Was testing the key, no. Testing is only 1 of 3/4 things that work together.
By the way, contact tracing + centralized quarantine scales up a lot.
Social networks form clusters and the virus does too. A policy of identifying clusters and isolating clusters from other clusters can get a lot of cases quickly without an extraordinary number of tests.
I agree with that. Just as I think that soliciting the contributions of experts not just in medicine and epidemiology but in engineering, public policy, etc. is a good strategy.
There’s a question that needs to be answered first. Can it be?
Thought experiment: imagine that 80% of the people you need to isolate centrally are black.
I believe that if testing can lead to being removed from your family, there will be plenty of unused tests to go around.
I have never advocated being making centralized isolation compulsory in the US. This is where culturally appropriate comes in.
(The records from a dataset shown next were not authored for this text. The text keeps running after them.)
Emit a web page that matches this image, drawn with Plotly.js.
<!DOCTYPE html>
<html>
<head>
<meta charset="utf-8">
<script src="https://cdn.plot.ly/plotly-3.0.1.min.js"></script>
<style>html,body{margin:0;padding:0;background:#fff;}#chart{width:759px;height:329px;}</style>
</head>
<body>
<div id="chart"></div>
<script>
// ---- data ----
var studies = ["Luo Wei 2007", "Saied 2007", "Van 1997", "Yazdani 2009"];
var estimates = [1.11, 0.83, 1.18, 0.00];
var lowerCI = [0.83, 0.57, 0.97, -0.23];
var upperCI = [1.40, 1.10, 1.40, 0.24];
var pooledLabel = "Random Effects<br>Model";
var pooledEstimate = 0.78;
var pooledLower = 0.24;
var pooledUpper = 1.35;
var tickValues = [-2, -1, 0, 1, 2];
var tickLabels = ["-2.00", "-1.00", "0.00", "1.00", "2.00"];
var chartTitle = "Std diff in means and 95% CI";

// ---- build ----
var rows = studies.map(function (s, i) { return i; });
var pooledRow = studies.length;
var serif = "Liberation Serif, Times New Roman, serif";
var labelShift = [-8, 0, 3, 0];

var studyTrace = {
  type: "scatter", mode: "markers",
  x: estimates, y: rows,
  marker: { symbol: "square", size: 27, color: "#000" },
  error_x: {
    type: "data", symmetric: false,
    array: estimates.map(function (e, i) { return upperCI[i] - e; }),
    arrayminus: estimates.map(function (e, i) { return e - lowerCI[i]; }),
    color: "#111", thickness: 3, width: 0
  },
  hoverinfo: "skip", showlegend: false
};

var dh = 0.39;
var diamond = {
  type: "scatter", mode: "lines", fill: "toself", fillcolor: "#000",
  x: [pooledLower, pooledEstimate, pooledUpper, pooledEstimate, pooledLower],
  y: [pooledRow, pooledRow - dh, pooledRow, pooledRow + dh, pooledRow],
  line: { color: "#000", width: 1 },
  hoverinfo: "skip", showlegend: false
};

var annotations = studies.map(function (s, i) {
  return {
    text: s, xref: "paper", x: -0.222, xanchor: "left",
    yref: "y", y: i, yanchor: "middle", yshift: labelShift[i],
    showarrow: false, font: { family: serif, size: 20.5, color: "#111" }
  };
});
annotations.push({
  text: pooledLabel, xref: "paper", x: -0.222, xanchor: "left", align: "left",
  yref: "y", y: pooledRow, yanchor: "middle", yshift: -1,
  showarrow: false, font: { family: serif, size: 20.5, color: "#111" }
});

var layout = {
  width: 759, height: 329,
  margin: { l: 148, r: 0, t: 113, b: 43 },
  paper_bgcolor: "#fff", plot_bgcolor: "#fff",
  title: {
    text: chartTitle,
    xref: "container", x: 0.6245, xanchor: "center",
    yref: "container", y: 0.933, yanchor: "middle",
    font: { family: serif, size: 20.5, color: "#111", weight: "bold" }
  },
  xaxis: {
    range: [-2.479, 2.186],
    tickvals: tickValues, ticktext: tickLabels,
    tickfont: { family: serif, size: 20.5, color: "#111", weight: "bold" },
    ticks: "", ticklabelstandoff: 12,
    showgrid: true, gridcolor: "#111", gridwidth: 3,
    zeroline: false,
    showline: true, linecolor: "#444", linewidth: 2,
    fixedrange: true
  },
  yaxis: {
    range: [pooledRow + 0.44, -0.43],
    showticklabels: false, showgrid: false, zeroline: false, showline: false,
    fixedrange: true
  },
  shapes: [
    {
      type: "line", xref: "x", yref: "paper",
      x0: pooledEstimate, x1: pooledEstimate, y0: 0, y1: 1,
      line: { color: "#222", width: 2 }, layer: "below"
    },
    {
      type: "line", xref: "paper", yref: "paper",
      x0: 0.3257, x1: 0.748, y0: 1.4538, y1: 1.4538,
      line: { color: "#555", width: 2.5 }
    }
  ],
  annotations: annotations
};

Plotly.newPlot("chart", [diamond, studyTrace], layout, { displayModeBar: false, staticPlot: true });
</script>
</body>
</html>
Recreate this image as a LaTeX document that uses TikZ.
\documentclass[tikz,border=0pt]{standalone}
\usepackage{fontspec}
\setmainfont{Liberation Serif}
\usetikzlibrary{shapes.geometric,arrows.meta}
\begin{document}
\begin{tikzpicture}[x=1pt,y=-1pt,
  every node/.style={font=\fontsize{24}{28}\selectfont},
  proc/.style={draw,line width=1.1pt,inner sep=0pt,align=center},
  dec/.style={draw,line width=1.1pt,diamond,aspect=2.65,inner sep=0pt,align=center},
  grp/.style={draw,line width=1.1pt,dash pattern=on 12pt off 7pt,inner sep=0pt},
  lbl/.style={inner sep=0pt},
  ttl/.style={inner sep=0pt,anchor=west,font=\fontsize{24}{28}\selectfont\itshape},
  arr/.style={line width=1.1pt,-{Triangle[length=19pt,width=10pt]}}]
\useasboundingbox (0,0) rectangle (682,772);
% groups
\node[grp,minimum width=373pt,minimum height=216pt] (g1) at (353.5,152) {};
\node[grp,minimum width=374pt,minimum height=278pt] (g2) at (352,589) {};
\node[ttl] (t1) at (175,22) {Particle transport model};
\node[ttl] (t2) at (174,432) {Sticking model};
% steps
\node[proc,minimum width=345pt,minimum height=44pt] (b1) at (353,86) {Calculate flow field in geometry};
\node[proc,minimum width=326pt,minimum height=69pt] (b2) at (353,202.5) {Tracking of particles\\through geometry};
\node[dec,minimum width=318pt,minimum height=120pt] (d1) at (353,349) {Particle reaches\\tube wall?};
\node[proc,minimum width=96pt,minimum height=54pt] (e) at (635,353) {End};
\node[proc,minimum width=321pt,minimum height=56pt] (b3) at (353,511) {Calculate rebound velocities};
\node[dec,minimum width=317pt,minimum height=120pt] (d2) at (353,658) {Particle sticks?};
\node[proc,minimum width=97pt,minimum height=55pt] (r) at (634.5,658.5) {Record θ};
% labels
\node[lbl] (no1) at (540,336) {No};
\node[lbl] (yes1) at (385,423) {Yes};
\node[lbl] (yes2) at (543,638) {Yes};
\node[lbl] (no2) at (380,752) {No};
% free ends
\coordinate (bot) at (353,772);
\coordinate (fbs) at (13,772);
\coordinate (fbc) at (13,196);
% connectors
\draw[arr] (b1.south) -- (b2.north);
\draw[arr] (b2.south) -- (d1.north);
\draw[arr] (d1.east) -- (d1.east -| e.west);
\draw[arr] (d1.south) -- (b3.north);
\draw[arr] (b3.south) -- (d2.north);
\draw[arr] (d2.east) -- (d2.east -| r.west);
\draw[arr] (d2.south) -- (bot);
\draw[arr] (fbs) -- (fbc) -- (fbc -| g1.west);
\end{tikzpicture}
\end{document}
Voluntary with incentives — get paid $100 a day until doctors discharge you. Included free meals and (diverse) on-site medical attention, free internet. Can bring kids along too (because kids are at low risk).
May be enough to get people interested, especially if the alternative is staying at home and likely infecting and risking their loved ones.
Half of our local cases are traced back to an employer, Smithfield foods. Pork plant. It’s about 35 miles west but many workers live here. All the workers get tested, 2 weeks paid leave if positive and asked to isolate at home. I hope they did but yesterday was Cinco de Mayo. It really looks like all employees at the plant should soon be virus positive. But there’s still the broader contacts. I doubt two weeks is enough.
Looks like the plan is to let the virus burn itself out. Dismantling the task force is a good way to turn down the spotlight on the death count and it looks like they will do that then emphasize the positives and tune out the negatives. The economy really can’t handle any more of what we are doing.
C.O. is right about contact tracing, testing and quarantine, but politically, it would look like the Afghan surge seeing as the official line is we’ve already turned the corner and are on the road back. And we are, if we can just “Live and let Die”.
The question is one I’ve asked before: what level of compliance is necessary to have any effect? It won’t be the case that even the smallest amount of compliance will produce a measurable effect if for no other reason than because of network effects. 1%? 10%? 99%? If the level of compliance required to produce effects is high enough, it makes no sense.
” How do you go about tracing a person you happened to be sitting in the same car with on the subway? ”
In general you dont since only about 10% of people use public transportation even once a week. Tracing concentrates on the high risk encounters. We shouldn’t let perfect be the enemy of good. We may find tracing works better in some areas than others.
Steve
“what level of compliance is necessary to have any effect”
Let me do some rough figures. We will use the State of Ohio.
First we figure out size of the outbreak. Assuming an IFR of 0.5%, an infection period of 15 days, and an R of 1. They have 50 deaths per day, which implies 10000 people are currently infected. And 10000/15 = 667 people get sick every day.
Assume only half get tested, and only 10% of the tested are isolated – thats 33 people. But the isolation is 100% effective and they stop spreading the disease.
After 15 days, the number of active infections is about 9500. The R is lowered from 1 to 0.95. After 30 days, about 9000 cases vs 10000 cases if no isolation was in place.
If compliance is 50%. That is 167 people per day in isolation and after 15 days, the number of active infections is 7500. After 30 days, 5500 or so.
Between 10 and 50% compliance makes a noticeable difference within a month.
Since that has emphatically not been the observed results of the lockdowns it leads to one of two conclusions and likely both. Either compliance has been too low to be effective or the assumptions are wrong.